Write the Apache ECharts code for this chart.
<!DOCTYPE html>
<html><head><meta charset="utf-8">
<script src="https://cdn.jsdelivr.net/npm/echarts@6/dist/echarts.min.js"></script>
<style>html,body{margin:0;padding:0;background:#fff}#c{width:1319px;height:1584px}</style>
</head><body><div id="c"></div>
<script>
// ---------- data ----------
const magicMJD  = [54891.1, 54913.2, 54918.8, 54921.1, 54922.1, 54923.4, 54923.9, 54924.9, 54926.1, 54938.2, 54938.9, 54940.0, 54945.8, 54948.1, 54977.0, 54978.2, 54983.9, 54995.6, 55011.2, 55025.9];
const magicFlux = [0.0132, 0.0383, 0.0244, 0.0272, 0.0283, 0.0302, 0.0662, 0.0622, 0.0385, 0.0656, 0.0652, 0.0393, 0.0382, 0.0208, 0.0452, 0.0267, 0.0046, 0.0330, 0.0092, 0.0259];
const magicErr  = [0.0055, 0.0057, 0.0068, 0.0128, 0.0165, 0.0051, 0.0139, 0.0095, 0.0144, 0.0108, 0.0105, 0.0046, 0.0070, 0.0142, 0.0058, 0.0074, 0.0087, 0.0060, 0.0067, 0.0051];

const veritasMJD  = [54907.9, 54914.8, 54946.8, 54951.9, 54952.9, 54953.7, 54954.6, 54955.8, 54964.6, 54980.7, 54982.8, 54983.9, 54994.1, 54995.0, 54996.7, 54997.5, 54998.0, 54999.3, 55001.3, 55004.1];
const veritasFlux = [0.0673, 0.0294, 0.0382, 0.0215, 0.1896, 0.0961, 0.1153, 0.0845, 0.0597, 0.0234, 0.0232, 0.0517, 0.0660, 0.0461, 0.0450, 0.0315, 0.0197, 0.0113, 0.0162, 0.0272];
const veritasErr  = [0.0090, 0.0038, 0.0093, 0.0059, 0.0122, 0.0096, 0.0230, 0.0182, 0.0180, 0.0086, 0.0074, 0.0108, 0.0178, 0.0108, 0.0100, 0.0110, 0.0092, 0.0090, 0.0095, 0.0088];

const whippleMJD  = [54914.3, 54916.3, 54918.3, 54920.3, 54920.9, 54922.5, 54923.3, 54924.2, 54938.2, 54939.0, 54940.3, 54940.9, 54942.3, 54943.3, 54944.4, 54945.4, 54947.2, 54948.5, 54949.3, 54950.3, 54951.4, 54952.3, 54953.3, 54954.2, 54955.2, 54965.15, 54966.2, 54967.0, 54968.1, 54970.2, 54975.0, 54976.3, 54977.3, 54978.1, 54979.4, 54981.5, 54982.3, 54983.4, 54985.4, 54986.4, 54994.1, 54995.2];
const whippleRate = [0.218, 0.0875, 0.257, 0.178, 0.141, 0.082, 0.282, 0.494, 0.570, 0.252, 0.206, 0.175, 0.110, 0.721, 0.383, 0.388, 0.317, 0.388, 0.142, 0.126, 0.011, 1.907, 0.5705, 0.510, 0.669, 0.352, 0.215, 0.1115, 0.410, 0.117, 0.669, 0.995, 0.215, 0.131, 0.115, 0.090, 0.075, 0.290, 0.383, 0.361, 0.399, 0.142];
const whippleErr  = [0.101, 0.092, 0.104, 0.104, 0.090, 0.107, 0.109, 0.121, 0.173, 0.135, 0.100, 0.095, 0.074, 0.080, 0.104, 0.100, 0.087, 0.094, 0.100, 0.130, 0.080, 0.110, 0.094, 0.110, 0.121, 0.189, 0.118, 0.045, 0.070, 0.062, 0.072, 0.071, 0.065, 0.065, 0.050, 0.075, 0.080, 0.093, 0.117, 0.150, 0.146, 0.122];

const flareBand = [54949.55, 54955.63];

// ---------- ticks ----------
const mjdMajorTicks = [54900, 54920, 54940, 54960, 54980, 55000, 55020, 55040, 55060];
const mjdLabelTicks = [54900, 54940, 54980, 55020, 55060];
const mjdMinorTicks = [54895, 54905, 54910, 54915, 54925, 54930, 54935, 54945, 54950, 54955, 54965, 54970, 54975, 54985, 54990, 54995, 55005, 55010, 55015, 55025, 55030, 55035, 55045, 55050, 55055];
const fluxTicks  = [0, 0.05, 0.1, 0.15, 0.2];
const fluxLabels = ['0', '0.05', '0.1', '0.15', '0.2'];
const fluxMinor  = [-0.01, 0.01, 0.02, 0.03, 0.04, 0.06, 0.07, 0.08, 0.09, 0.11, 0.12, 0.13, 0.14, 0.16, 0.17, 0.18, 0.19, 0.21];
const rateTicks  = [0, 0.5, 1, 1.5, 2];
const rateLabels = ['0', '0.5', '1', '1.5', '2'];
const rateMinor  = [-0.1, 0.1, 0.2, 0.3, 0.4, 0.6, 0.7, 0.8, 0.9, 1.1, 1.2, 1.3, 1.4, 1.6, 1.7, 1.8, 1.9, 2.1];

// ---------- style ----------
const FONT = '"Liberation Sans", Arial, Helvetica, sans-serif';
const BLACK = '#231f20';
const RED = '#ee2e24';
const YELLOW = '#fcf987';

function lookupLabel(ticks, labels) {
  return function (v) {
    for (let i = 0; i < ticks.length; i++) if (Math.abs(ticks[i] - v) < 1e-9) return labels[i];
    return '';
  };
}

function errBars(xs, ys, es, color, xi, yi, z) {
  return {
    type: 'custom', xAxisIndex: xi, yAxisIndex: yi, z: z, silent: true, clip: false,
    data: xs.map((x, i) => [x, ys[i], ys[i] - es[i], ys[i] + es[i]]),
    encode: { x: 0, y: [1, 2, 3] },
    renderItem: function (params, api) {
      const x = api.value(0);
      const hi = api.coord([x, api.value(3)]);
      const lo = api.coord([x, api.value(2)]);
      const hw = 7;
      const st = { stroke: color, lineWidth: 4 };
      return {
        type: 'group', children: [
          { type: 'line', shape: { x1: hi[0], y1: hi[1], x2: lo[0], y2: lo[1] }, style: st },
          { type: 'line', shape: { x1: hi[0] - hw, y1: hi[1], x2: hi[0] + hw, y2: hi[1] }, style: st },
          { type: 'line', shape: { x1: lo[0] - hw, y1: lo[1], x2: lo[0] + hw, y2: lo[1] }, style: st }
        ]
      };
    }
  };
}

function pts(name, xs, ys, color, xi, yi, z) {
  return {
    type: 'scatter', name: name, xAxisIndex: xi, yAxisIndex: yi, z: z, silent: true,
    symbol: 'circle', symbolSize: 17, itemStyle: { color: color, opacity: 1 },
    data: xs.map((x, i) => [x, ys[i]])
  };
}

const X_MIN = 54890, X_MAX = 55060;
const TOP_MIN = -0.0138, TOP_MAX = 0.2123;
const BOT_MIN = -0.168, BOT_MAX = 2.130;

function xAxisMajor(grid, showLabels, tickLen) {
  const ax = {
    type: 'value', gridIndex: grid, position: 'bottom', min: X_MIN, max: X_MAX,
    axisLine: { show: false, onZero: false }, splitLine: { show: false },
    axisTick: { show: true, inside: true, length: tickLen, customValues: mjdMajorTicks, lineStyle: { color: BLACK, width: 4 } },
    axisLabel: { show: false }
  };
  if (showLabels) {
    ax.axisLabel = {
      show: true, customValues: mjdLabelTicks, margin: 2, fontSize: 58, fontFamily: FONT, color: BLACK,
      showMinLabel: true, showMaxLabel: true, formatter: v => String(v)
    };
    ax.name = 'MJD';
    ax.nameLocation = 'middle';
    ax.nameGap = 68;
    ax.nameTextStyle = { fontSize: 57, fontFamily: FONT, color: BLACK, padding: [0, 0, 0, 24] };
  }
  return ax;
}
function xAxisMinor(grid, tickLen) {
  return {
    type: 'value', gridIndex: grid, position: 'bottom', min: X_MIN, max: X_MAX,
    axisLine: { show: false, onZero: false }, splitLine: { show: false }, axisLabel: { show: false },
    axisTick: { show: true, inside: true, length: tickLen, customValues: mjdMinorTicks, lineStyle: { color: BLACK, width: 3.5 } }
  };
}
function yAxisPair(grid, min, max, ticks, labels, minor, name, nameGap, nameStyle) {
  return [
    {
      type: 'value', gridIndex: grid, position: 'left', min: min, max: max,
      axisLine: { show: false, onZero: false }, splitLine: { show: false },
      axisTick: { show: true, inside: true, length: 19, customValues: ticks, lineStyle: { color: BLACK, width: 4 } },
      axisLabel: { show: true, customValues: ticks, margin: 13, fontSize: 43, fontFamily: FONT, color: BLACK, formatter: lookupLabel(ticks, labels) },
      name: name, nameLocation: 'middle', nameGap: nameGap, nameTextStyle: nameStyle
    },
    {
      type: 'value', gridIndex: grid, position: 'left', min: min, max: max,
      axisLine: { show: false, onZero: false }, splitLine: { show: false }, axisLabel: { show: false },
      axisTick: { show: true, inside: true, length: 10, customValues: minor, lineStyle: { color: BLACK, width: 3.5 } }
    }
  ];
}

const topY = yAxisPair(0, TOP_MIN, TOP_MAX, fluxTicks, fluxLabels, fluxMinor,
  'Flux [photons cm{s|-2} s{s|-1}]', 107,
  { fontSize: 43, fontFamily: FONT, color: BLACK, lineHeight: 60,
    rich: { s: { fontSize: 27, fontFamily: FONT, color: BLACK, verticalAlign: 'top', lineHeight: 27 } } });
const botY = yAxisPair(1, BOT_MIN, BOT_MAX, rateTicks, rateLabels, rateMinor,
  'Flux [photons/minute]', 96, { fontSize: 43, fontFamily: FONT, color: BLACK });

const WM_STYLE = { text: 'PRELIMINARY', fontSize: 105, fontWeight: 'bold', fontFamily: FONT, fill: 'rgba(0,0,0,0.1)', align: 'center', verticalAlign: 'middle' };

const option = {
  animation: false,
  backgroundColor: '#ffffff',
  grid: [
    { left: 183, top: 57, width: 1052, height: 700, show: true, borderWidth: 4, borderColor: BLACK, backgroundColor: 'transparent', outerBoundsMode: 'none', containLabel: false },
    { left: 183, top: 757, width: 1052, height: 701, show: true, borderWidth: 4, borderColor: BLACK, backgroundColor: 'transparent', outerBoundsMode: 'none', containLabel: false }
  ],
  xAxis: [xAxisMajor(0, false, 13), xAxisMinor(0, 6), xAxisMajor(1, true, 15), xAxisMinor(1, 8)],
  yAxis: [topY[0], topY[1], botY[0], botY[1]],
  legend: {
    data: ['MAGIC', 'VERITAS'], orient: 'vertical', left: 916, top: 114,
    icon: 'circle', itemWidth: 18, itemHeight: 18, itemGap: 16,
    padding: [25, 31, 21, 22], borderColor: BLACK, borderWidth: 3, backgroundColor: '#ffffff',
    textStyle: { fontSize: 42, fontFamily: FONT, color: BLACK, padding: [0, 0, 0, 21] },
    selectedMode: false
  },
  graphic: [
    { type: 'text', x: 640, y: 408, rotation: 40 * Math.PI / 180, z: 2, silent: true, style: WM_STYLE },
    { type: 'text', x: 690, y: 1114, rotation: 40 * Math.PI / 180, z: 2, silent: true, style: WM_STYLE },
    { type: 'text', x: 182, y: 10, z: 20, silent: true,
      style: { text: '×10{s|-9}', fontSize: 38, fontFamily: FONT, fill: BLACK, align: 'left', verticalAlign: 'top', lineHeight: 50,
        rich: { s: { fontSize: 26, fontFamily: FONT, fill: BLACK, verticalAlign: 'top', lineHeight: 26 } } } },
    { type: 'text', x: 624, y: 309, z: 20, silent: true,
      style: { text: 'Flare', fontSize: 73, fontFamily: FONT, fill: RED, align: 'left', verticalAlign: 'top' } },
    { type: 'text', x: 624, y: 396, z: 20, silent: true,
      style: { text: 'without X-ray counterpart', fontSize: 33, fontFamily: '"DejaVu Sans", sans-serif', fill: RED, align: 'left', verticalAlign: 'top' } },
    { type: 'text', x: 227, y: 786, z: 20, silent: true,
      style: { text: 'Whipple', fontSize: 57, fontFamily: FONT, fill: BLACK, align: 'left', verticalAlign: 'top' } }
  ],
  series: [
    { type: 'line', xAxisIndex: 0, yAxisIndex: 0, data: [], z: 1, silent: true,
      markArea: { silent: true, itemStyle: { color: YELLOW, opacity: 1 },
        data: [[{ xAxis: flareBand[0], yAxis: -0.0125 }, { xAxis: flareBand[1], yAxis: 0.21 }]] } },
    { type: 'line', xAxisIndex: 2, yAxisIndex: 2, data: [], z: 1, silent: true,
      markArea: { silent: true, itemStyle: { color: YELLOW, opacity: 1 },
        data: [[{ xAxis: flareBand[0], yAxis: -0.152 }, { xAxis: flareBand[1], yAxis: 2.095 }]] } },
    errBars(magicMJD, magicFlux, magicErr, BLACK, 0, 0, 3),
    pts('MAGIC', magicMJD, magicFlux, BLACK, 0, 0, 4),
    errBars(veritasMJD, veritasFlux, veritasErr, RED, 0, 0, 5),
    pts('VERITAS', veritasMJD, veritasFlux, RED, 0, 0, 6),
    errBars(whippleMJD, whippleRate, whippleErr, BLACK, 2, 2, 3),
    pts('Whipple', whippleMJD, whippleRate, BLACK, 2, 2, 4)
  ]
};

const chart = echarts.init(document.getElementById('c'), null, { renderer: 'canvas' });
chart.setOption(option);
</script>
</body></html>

WHAT IS EXPECTED - Exactly repeat the lines above, from the opening line through the one with "0.0090, 0.0095, 0.0088];", and include nothing else.

RESPONSE TO THIS EXERCISE -
Write the Apache ECharts code for this chart.
<!DOCTYPE html>
<html><head><meta charset="utf-8">
<script src="https://cdn.jsdelivr.net/npm/echarts@6/dist/echarts.min.js"></script>
<style>html,body{margin:0;padding:0;background:#fff}#c{width:1319px;height:1584px}</style>
</head><body><div id="c"></div>
<script>
// ---------- data ----------
const magicMJD  = [54891.1, 54913.2, 54918.8, 54921.1, 54922.1, 54923.4, 54923.9, 54924.9, 54926.1, 54938.2, 54938.9, 54940.0, 54945.8, 54948.1, 54977.0, 54978.2, 54983.9, 54995.6, 55011.2, 55025.9];
const magicFlux = [0.0132, 0.0383, 0.0244, 0.0272, 0.0283, 0.0302, 0.0662, 0.0622, 0.0385, 0.0656, 0.0652, 0.0393, 0.0382, 0.0208, 0.0452, 0.0267, 0.0046, 0.0330, 0.0092, 0.0259];
const magicErr  = [0.0055, 0.0057, 0.0068, 0.0128, 0.0165, 0.0051, 0.0139, 0.0095, 0.0144, 0.0108, 0.0105, 0.0046, 0.0070, 0.0142, 0.0058, 0.0074, 0.0087, 0.0060, 0.0067, 0.0051];

const veritasMJD  = [54907.9, 54914.8, 54946.8, 54951.9, 54952.9, 54953.7, 54954.6, 54955.8, 54964.6, 54980.7, 54982.8, 54983.9, 54994.1, 54995.0, 54996.7, 54997.5, 54998.0, 54999.3, 55001.3, 55004.1];
const veritasFlux = [0.0673, 0.0294, 0.0382, 0.0215, 0.1896, 0.0961, 0.1153, 0.0845, 0.0597, 0.0234, 0.0232, 0.0517, 0.0660, 0.0461, 0.0450, 0.0315, 0.0197, 0.0113, 0.0162, 0.0272];
const veritasErr  = [0.0090, 0.0038, 0.0093, 0.0059, 0.0122, 0.0096, 0.0230, 0.0182, 0.0180, 0.0086, 0.0074, 0.0108, 0.0178, 0.0108, 0.0100, 0.0110, 0.0092, 0.0090, 0.0095, 0.0088];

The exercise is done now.